Crossover from subcritical to critical decay: random walk, self-avoiding walk, percolation
Speaker(s): Gordon Slade (University of British Columbia)
Time: 14:00-15:00 May 19, 2026
Venue: Room 77201, Jingchunyuan 78, BICMR
Abstract:
The study of critical phenomena in lattice statistical mechanical models such as percolation has a long history in both physics and mathematics. A central problem is to derive the asymptotic behaviour of a model's two-point function, which reveals the values of critical exponents that govern the universal behaviour of the model at and near its critical point. Proofs are typically available only for dimension two, or above an upper critical dimension where mean-field behaviour is observed.
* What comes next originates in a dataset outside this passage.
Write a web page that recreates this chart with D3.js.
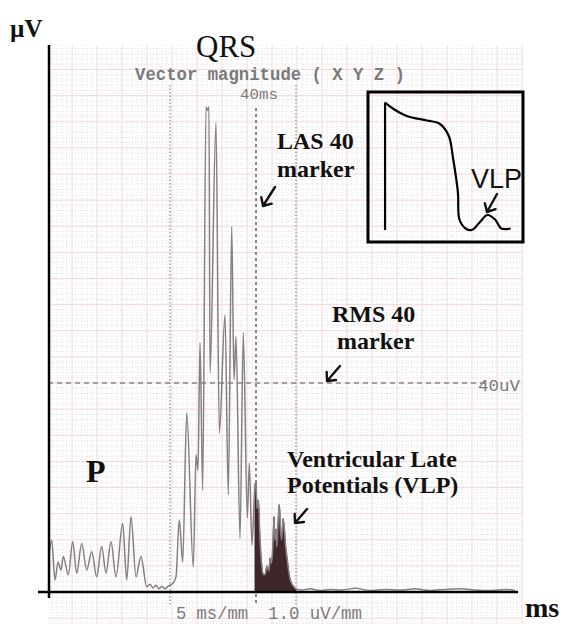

The talk presents a general theorem providing the asymptotic decay of the solution to convolution equations of a certain sort. It applies to the lattice Green function (random walk in any dimension d), the generating function for the number of n-step self-avoiding walks from 0 to x (d at least 5), the probability that 0 and x are connected in a percolation cluster (high enough d). The general theorem gives a precise asymptotic formula for the decay of the two-point function in these three applications, which remains valid both in the subcritical regime (Ornstein-Zernike decay) and also at and near the critical point. It exhibits, in a unified and general way, the crossover from subcritical to critical decay. This is joint work with Yucheng Liu (Peking University).
Bio-Sketch:
Gordon Slade is a Professor Emeritus in the Department of Mathematics at the University of British Columbia, where he has been a faculty member since 1999. His research lies at the interface of probability theory and mathematical physics, with a particular focus on critical phenomena and phase transitions in statistical mechanics. Professor Slade is widely recognised for his work in the lace expansion and in a rigorous renormalisation group method. He has been elected a Fellow of the Royal Society of London and the Royal Society of Canada, and is the recipient of numerous major awards including the 2010 CRM-Fields-PIMS Prize and the 2018 Jeffery-Williams Prize.